PROVIDED INFORMATION:
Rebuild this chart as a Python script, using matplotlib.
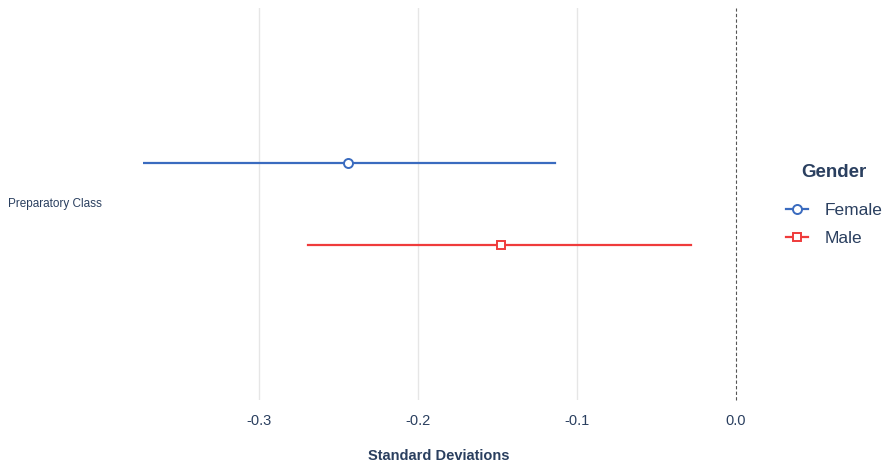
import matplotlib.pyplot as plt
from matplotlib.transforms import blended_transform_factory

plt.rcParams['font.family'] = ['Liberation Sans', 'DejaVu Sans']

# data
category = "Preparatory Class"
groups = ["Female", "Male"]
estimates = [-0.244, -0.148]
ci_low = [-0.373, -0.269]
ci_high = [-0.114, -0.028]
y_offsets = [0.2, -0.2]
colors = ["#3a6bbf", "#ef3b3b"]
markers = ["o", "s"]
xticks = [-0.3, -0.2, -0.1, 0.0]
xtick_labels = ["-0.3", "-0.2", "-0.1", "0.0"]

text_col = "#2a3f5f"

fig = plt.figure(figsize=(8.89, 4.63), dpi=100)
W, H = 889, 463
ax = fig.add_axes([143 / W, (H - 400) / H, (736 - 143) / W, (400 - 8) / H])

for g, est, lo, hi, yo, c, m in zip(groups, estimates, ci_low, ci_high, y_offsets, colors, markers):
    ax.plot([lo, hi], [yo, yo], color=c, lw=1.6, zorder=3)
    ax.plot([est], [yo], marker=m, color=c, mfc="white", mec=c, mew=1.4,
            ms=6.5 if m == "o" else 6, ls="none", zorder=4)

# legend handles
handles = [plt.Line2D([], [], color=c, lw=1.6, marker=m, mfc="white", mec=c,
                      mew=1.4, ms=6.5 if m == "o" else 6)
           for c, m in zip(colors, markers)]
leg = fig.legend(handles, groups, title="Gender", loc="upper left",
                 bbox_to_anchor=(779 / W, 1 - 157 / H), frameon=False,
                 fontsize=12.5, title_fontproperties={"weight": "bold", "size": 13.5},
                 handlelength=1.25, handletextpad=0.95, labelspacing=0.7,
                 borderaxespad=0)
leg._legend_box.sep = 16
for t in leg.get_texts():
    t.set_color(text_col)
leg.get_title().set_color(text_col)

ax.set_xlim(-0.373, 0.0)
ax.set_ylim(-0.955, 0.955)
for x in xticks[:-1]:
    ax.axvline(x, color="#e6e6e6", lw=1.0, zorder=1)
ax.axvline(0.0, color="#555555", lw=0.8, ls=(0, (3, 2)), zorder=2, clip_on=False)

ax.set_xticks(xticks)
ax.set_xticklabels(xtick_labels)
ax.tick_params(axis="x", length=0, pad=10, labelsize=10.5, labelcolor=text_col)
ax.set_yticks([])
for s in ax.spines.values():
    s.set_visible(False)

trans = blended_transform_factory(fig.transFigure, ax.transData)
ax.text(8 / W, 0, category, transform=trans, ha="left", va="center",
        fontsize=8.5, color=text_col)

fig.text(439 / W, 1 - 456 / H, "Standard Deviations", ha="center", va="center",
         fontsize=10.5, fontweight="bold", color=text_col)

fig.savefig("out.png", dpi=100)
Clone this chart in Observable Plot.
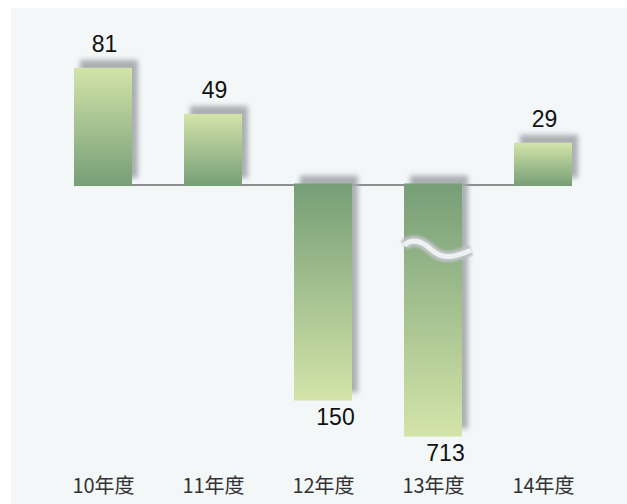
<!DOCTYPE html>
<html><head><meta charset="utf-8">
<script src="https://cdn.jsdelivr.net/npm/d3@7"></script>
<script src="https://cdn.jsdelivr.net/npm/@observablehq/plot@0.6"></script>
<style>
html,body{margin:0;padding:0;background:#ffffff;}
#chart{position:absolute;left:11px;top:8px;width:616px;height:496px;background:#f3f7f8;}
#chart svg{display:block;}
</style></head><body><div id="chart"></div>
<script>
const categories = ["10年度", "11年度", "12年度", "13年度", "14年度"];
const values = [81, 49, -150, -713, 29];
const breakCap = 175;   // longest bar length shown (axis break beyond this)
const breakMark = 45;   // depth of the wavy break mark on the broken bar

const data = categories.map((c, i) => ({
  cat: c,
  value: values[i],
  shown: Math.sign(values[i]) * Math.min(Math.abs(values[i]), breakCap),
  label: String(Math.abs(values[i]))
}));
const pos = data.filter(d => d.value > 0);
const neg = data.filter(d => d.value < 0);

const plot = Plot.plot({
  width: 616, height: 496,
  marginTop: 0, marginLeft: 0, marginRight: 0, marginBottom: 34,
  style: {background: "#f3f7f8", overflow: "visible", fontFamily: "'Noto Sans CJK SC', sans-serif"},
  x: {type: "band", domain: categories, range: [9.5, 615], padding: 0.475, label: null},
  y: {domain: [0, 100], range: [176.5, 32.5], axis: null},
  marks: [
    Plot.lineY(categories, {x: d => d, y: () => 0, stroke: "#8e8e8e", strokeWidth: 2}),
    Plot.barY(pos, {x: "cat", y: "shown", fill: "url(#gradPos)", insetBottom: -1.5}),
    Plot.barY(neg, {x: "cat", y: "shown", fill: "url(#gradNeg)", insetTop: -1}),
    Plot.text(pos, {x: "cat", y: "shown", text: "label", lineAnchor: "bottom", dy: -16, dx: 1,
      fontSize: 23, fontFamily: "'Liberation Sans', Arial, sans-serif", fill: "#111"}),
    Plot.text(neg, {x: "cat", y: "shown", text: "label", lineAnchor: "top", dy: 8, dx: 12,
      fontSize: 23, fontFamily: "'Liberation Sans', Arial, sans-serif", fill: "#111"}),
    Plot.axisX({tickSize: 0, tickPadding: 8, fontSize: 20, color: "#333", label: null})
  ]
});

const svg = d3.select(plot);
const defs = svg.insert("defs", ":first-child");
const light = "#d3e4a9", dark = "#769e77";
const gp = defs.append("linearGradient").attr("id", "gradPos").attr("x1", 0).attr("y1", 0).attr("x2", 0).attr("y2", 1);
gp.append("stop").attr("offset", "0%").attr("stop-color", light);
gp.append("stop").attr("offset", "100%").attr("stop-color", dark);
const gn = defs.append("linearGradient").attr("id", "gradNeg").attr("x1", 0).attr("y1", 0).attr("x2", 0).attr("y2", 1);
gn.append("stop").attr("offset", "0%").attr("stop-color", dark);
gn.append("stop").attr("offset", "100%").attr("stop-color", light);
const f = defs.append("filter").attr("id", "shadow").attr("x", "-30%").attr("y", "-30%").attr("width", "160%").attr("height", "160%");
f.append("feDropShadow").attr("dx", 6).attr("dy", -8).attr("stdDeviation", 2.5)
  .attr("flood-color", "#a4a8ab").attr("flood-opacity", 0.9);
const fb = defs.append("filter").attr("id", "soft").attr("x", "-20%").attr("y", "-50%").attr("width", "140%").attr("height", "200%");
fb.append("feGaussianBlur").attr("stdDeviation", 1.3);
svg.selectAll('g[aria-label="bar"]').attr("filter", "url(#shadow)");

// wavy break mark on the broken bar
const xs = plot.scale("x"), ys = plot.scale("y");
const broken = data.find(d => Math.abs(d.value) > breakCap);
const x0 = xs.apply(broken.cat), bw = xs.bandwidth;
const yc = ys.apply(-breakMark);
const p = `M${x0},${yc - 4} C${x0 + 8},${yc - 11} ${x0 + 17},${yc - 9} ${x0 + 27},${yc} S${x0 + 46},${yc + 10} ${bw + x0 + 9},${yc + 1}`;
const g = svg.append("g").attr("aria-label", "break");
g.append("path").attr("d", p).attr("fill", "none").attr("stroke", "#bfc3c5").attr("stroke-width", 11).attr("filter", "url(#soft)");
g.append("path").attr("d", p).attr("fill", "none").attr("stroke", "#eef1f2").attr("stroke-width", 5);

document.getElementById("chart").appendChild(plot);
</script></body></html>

TASK INSTRUCTIONS: None of the pictures should appear; repeat the records exactly otherwise.

SOLUTION FOR THIS TASK:
Rebuild this chart as a Python script, using matplotlib.
import matplotlib.pyplot as plt
from matplotlib.transforms import blended_transform_factory

plt.rcParams['font.family'] = ['Liberation Sans', 'DejaVu Sans']

# data
category = "Preparatory Class"
groups = ["Female", "Male"]
estimates = [-0.244, -0.148]
ci_low = [-0.373, -0.269]
ci_high = [-0.114, -0.028]
y_offsets = [0.2, -0.2]
colors = ["#3a6bbf", "#ef3b3b"]
markers = ["o", "s"]
xticks = [-0.3, -0.2, -0.1, 0.0]
xtick_labels = ["-0.3", "-0.2", "-0.1", "0.0"]

text_col = "#2a3f5f"

fig = plt.figure(figsize=(8.89, 4.63), dpi=100)
W, H = 889, 463
ax = fig.add_axes([143 / W, (H - 400) / H, (736 - 143) / W, (400 - 8) / H])

for g, est, lo, hi, yo, c, m in zip(groups, estimates, ci_low, ci_high, y_offsets, colors, markers):
    ax.plot([lo, hi], [yo, yo], color=c, lw=1.6, zorder=3)
    ax.plot([est], [yo], marker=m, color=c, mfc="white", mec=c, mew=1.4,
            ms=6.5 if m == "o" else 6, ls="none", zorder=4)

# legend handles
handles = [plt.Line2D([], [], color=c, lw=1.6, marker=m, mfc="white", mec=c,
                      mew=1.4, ms=6.5 if m == "o" else 6)
           for c, m in zip(colors, markers)]
leg = fig.legend(handles, groups, title="Gender", loc="upper left",
                 bbox_to_anchor=(779 / W, 1 - 157 / H), frameon=False,
                 fontsize=12.5, title_fontproperties={"weight": "bold", "size": 13.5},
                 handlelength=1.25, handletextpad=0.95, labelspacing=0.7,
                 borderaxespad=0)
leg._legend_box.sep = 16
for t in leg.get_texts():
    t.set_color(text_col)
leg.get_title().set_color(text_col)

ax.set_xlim(-0.373, 0.0)
ax.set_ylim(-0.955, 0.955)
for x in xticks[:-1]:
    ax.axvline(x, color="#e6e6e6", lw=1.0, zorder=1)
ax.axvline(0.0, color="#555555", lw=0.8, ls=(0, (3, 2)), zorder=2, clip_on=False)

ax.set_xticks(xticks)
ax.set_xticklabels(xtick_labels)
ax.tick_params(axis="x", length=0, pad=10, labelsize=10.5, labelcolor=text_col)
ax.set_yticks([])
for s in ax.spines.values():
    s.set_visible(False)

trans = blended_transform_factory(fig.transFigure, ax.transData)
ax.text(8 / W, 0, category, transform=trans, ha="left", va="center",
        fontsize=8.5, color=text_col)

fig.text(439 / W, 1 - 456 / H, "Standard Deviations", ha="center", va="center",
         fontsize=10.5, fontweight="bold", color=text_col)

fig.savefig("out.png", dpi=100)
Clone this chart in Observable Plot.
<!DOCTYPE html>
<html><head><meta charset="utf-8">
<script src="https://cdn.jsdelivr.net/npm/d3@7"></script>
<script src="https://cdn.jsdelivr.net/npm/@observablehq/plot@0.6"></script>
<style>
html,body{margin:0;padding:0;background:#ffffff;}
#chart{position:absolute;left:11px;top:8px;width:616px;height:496px;background:#f3f7f8;}
#chart svg{display:block;}
</style></head><body><div id="chart"></div>
<script>
const categories = ["10年度", "11年度", "12年度", "13年度", "14年度"];
const values = [81, 49, -150, -713, 29];
const breakCap = 175;   // longest bar length shown (axis break beyond this)
const breakMark = 45;   // depth of the wavy break mark on the broken bar

const data = categories.map((c, i) => ({
  cat: c,
  value: values[i],
  shown: Math.sign(values[i]) * Math.min(Math.abs(values[i]), breakCap),
  label: String(Math.abs(values[i]))
}));
const pos = data.filter(d => d.value > 0);
const neg = data.filter(d => d.value < 0);

const plot = Plot.plot({
  width: 616, height: 496,
  marginTop: 0, marginLeft: 0, marginRight: 0, marginBottom: 34,
  style: {background: "#f3f7f8", overflow: "visible", fontFamily: "'Noto Sans CJK SC', sans-serif"},
  x: {type: "band", domain: categories, range: [9.5, 615], padding: 0.475, label: null},
  y: {domain: [0, 100], range: [176.5, 32.5], axis: null},
  marks: [
    Plot.lineY(categories, {x: d => d, y: () => 0, stroke: "#8e8e8e", strokeWidth: 2}),
    Plot.barY(pos, {x: "cat", y: "shown", fill: "url(#gradPos)", insetBottom: -1.5}),
    Plot.barY(neg, {x: "cat", y: "shown", fill: "url(#gradNeg)", insetTop: -1}),
    Plot.text(pos, {x: "cat", y: "shown", text: "label", lineAnchor: "bottom", dy: -16, dx: 1,
      fontSize: 23, fontFamily: "'Liberation Sans', Arial, sans-serif", fill: "#111"}),
    Plot.text(neg, {x: "cat", y: "shown", text: "label", lineAnchor: "top", dy: 8, dx: 12,
      fontSize: 23, fontFamily: "'Liberation Sans', Arial, sans-serif", fill: "#111"}),
    Plot.axisX({tickSize: 0, tickPadding: 8, fontSize: 20, color: "#333", label: null})
  ]
});

const svg = d3.select(plot);
const defs = svg.insert("defs", ":first-child");
const light = "#d3e4a9", dark = "#769e77";
const gp = defs.append("linearGradient").attr("id", "gradPos").attr("x1", 0).attr("y1", 0).attr("x2", 0).attr("y2", 1);
gp.append("stop").attr("offset", "0%").attr("stop-color", light);
gp.append("stop").attr("offset", "100%").attr("stop-color", dark);
const gn = defs.append("linearGradient").attr("id", "gradNeg").attr("x1", 0).attr("y1", 0).attr("x2", 0).attr("y2", 1);
gn.append("stop").attr("offset", "0%").attr("stop-color", dark);
gn.append("stop").attr("offset", "100%").attr("stop-color", light);
const f = defs.append("filter").attr("id", "shadow").attr("x", "-30%").attr("y", "-30%").attr("width", "160%").attr("height", "160%");
f.append("feDropShadow").attr("dx", 6).attr("dy", -8).attr("stdDeviation", 2.5)
  .attr("flood-color", "#a4a8ab").attr("flood-opacity", 0.9);
const fb = defs.append("filter").attr("id", "soft").attr("x", "-20%").attr("y", "-50%").attr("width", "140%").attr("height", "200%");
fb.append("feGaussianBlur").attr("stdDeviation", 1.3);
svg.selectAll('g[aria-label="bar"]').attr("filter", "url(#shadow)");

// wavy break mark on the broken bar
const xs = plot.scale("x"), ys = plot.scale("y");
const broken = data.find(d => Math.abs(d.value) > breakCap);
const x0 = xs.apply(broken.cat), bw = xs.bandwidth;
const yc = ys.apply(-breakMark);
const p = `M${x0},${yc - 4} C${x0 + 8},${yc - 11} ${x0 + 17},${yc - 9} ${x0 + 27},${yc} S${x0 + 46},${yc + 10} ${bw + x0 + 9},${yc + 1}`;
const g = svg.append("g").attr("aria-label", "break");
g.append("path").attr("d", p).attr("fill", "none").attr("stroke", "#bfc3c5").attr("stroke-width", 11).attr("filter", "url(#soft)");
g.append("path").attr("d", p).attr("fill", "none").attr("stroke", "#eef1f2").attr("stroke-width", 5);

document.getElementById("chart").appendChild(plot);
</script></body></html>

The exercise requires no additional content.